Slok suggested that in the face of global macroeconomic uncertainty, it is likely that central banks worldwide will soon hold more gold than U.S. dollars, the current global reserve currency.
His comments echo similar observations about China’s increasing influence in the gold market.
Last week, Steve Schoffstall, Director, ETF Product Management at Sprott Asset Management, told Benzinga: “Countries view gold as a way to get around economic sanctions.”
Venture capitalist Chamath Palihapitiya previously noted that China’s relentless gold buying reflects a significant shift in global sentiment, with both governments and individuals seeking to hedge against mounting geopolitical and economic risks.
In July, it was reported that China’s central bank has been quietly amassing gold reserves since 2022, a move that could have significant implications for the global economy, particularly the U.S. dollar.
Gold Miners Hit Sharp Sell-Off
The recent surge in gold prices past $4,000 per ounce has been highly beneficial for gold miners, with spot prices up nearly 50% year-to-date.
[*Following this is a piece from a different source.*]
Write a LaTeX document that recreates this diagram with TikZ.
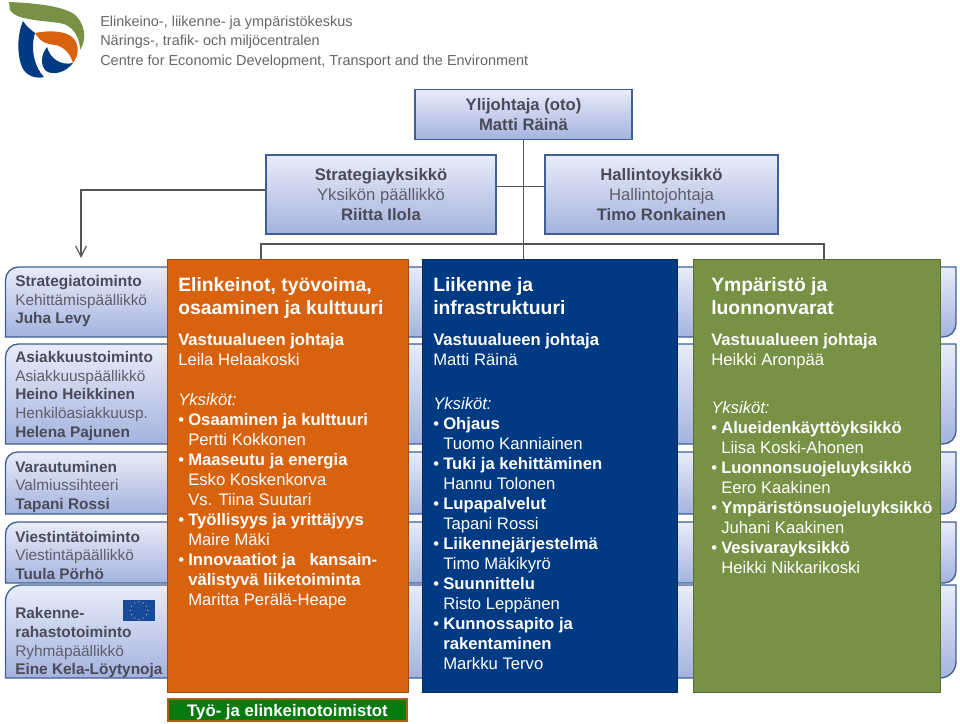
\documentclass[tikz,border=0pt]{standalone}
\usepackage{fontspec}
\setmainfont{Liberation Sans}
\usetikzlibrary{arrows.meta,positioning,calc,fit}
\definecolor{inktext}{HTML}{4A4A58}
\definecolor{softtext}{HTML}{5E5E68}
\definecolor{logotext}{HTML}{666666}
\definecolor{edgeblue}{HTML}{3F5F95}
\definecolor{shadetop}{HTML}{E9ECF9}
\definecolor{shadebot}{HTML}{A3B3DE}
\definecolor{linegray}{HTML}{555555}
\definecolor{elyorange}{HTML}{D9620F}
\definecolor{elyblue}{HTML}{003A82}
\definecolor{elygreen}{HTML}{779145}
\definecolor{tegreen}{HTML}{087A10}
\definecolor{tebrown}{HTML}{A8621C}
\definecolor{flagblue}{HTML}{174A9B}
\definecolor{flagstar}{HTML}{D8D060}
\tikzset{
  unitbox/.style={draw=edgeblue,line width=1pt,top color=shadetop,bottom color=shadebot,align=center,
    text=softtext,inner sep=0pt,font=\fontsize{12.5}{15}\selectfont},
  bandbox/.style={draw=edgeblue,line width=1pt,top color=shadetop,bottom color=shadebot},
  bandtext/.style={anchor=north west,align=left,inner sep=0pt,text=softtext,font=\fontsize{11.55}{13.9}\selectfont},
  panelbox/.style={draw=#1!75!black,line width=.6pt,fill=#1,inner sep=0pt},
  paneltitle/.style={anchor=north west,align=left,inner sep=0pt,text=white,font=\fontsize{14.5}{17.2}\selectfont\bfseries},
  paneltext/.style={anchor=north west,align=left,inner sep=0pt,text=white,font=\fontsize{12.5}{15}\selectfont},
  logoline/.style={anchor=west,inner sep=0pt,text=logotext,font=\fontsize{10.85}{13}\selectfont},
  linkline/.style={draw=linegray,line width=.9pt}
}
\newcommand{\hd}[1]{\textbf{\textcolor{inktext}{#1}}}
\newcommand{\bul}[1]{\makebox[7.5pt][l]{•}\textbf{#1}}
\newcommand{\nam}[1]{\hspace*{7.5pt}#1}
\begin{document}
\begin{tikzpicture}[x=0.75pt,y=-0.75pt]
\useasboundingbox (0,0) rectangle (960,724);
% logo
\fill[elygreen] (9,2) .. controls (30,3) and (60,5) .. (74,14) .. controls (84,22) and (88,38) .. (80,50)
  .. controls (80,40) and (75,28) .. (64,24) .. controls (45,20) and (16,21) .. (10,10) -- cycle;
\fill[elyblue] (23,21) .. controls (17,35) and (17,55) .. (22,67) .. controls (26,76) and (36,79) .. (44,77)
  .. controls (35,68) and (30,50) .. (35,33) .. controls (31,30) and (26,26) .. (23,21) -- cycle;
\fill[elyblue] (47,47) .. controls (41,55) and (40,65) .. (46,71) .. controls (54,76) and (66,72) .. (73,63)
  .. controls (60,66) and (50,58) .. (47,47) -- cycle;
\fill[elyorange] (35,33) .. controls (50,30) and (65,31) .. (72,37) .. controls (80,44) and (79,55) .. (73,63)
  .. controls (70,52) and (62,46) .. (55,45) .. controls (48,44) and (42,44) .. (35,33) -- cycle;
\node[logoline] (logoa) at (100,23) {Elinkeino-, liikenne- ja ympäristökeskus};
\node[logoline] (logob) at (100,42) {Närings-, trafik- och miljöcentralen};
\node[logoline] (logoc) at (100,62) {Centre for Economic Development, Transport and the Environment};
% draw the bands behind the panels
\foreach \ya/\yb/\rr in {267/337/13,344/444/13,452/514/12,522/583/12,585/678/16}
  \draw[bandbox] (5.5,\yb) -- (5.5,{\ya+\rr}) .. controls (5.5,{\ya+.45*\rr}) and ({5.5+.45*\rr},\ya) .. ({5.5+\rr},\ya) -- (956,\ya)
    -- (956,{\yb-\rr}) .. controls (956,{\yb-.45*\rr}) and ({956-.45*\rr},\yb) .. ({956-\rr},\yb) -- cycle;
% draw upper boxes
\node[unitbox,minimum width=162.75pt,minimum height=37.5pt] (ylij) at (523.5,114.5)
  {\hd{Ylijohtaja (oto)}\\\hd{Matti Räinä}};
\node[unitbox,minimum width=172.5pt,minimum height=59.25pt] (strat) at (381,194.5)
  {\hd{Strategiayksikkö}\\Yksikön päällikkö\\\hd{Riitta Ilola}};
\node[unitbox,minimum width=174.75pt,minimum height=59.25pt] (hall) at (661.5,194.5)
  {\hd{Hallintoyksikkö}\\Hallintojohtaja\\\hd{Timo Ronkainen}};
% draw panels
\node[panelbox=elyorange,minimum width=180.75pt,minimum height=324.75pt] (orange) at (287.5,475.5) {};
\node[panelbox=elyblue,minimum width=191.25pt,minimum height=324.75pt] (blue) at (549.5,475.5) {};
\node[panelbox=elygreen,minimum width=185.25pt,minimum height=324.75pt] (green) at (816.5,475.5) {};
\node[draw=tebrown,line width=1.5pt,fill=tegreen,inner sep=0pt,minimum width=179.5pt,minimum height=17pt,
  font=\fontsize{12.55}{15}\selectfont\bfseries,text=white] (toimistot) at (287.5,710) {\raisebox{-4.5pt}[0pt][0pt]{Työ- ja elinkeinotoimistot}};
% connectors
\coordinate (strattip) at (81,258);
\coordinate (busa) at (523.5,186.5);
\coordinate (busb) at (523.5,244);
\draw[linkline] (ylij.south) -- (ylij.south |- blue.north);
\draw[linkline] (busa -| strat.east) -- (busa -| hall.west);
\draw[linkline,-{Straight Barb[length=8pt,width=8pt]}] (strat.west |- 0,190) -- (strattip |- 0,190) -- (strattip);
\draw[linkline] (261,259) -- (261,244) -- (824,244) -- (824,259);
% left band texts
\node[bandtext] (rowa) at (15,275.5) {\hd{Strategiatoiminto}\\Kehittämispäällikkö\\\hd{Juha Levy}};
\node[bandtext] (rowb) at (15,351.5) {\hd{Asiakkuustoiminto}\\Asiakkuuspäällikkö\\\hd{Heino Heikkinen}\\Henkilöasiakkuusp.\\\hd{Helena Pajunen}};
\node[bandtext] (rowc) at (15,461) {\hd{Varautuminen}\\Valmiussihteeri\\\hd{Tapani Rossi}};
\node[bandtext] (rowd) at (15,531) {\hd{Viestintätoiminto}\\Viestintäpäällikkö\\\hd{Tuula Pörhö}};
\node[bandtext] (rowe) at (15,607.5) {\hd{Rakenne-}\\\hd{rahastotoiminto}\\Ryhmäpäällikkö\\\hd{Eine Kela-Löytynoja}};
% flag
\node[fill=flagblue,inner sep=0pt,minimum width=24.5pt,minimum height=15.75pt] (flag) at (139,610.5) {};
\foreach \a in {0,30,...,330}
  \fill[flagstar] ($(flag.center)+(\a:6.5pt)$) circle (.45pt);
% orange panel texts
\node[paneltitle] (ortitle) at (178,277.5) {Elinkeinot, työvoima,\\osaaminen ja kulttuuri};
\node[paneltext] (orhead) at (178,333.5) {\textbf{Vastuualueen johtaja}\\Leila Helaakoski};
\node[paneltext] (orlist) at (178,393.5) {\textit{Yksiköt:}\\\bul{Osaaminen ja kulttuuri}\\\nam{Pertti Kokkonen}\\\bul{Maaseutu ja energia}\\\nam{Esko Koskenkorva}\\\nam{Vs. Tiina Suutari}\\\bul{Työllisyys ja yrittäjyys}\\\nam{Maire Mäki}\\\bul{Innovaatiot ja \ \ kansain-}\\\nam{\textbf{välistyvä liiketoiminta}}\\\nam{Maritta Perälä-Heape}};
% blue panel texts
\node[paneltitle] (bltitle) at (433,277.5) {Liikenne ja\\infrastruktuuri};
\node[paneltext] (blhead) at (433,333.5) {\textbf{Vastuualueen johtaja}\\Matti Räinä};
\node[paneltext] (bllist) at (433,397.5) {\textit{Yksiköt:}\\\bul{Ohjaus}\\\nam{Tuomo Kanniainen}\\\bul{Tuki ja kehittäminen}\\\nam{Hannu Tolonen}\\\bul{Lupapalvelut}\\\nam{Tapani Rossi}\\\bul{Liikennejärjestelmä}\\\nam{Timo Mäkikyrö}\\\bul{Suunnittelu}\\\nam{Risto Leppänen}\\\bul{Kunnossapito ja}\\\nam{\textbf{rakentaminen}}\\\nam{Markku Tervo}};
% green panel texts
\node[paneltitle] (grtitle) at (711,277.5) {Ympäristö ja\\luonnonvarat};
\node[paneltext] (grhead) at (711,333.5) {\textbf{Vastuualueen johtaja}\\Heikki Aronpää};
\node[paneltext] (grlist) at (711,401.5) {\textit{Yksiköt:}\\\bul{Alueidenkäyttöyksikkö}\\\nam{Liisa Koski-Ahonen}\\\bul{Luonnonsuojeluyksikkö}\\\nam{Eero Kaakinen}\\\bul{Ympäristönsuojeluyksikkö}\\\nam{Juhani Kaakinen}\\\bul{Vesivarayksikkö}\\\nam{Heikki Nikkarikoski}};
\end{tikzpicture}
\end{document}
Market veteran Ed Yardeni has raised his outlook significantly and stated that gold prices could hit $5,000 by 2026 and $10,000 by 2030.
However, this trend took a sharp turn on Tuesday, with gold miners experiencing a significant sell-off following a plunge of over 5% in bullion prices in a single session. The spot price is still above $4,100 per ounce.
VanEck Gold Miners ETF (NYSE:GDX) plunged 9.42%, while shares of Newmont Corp. (NYSE: NEM), the world’s largest gold miner, also fell 9.03%, as per data from Benzinga Pro.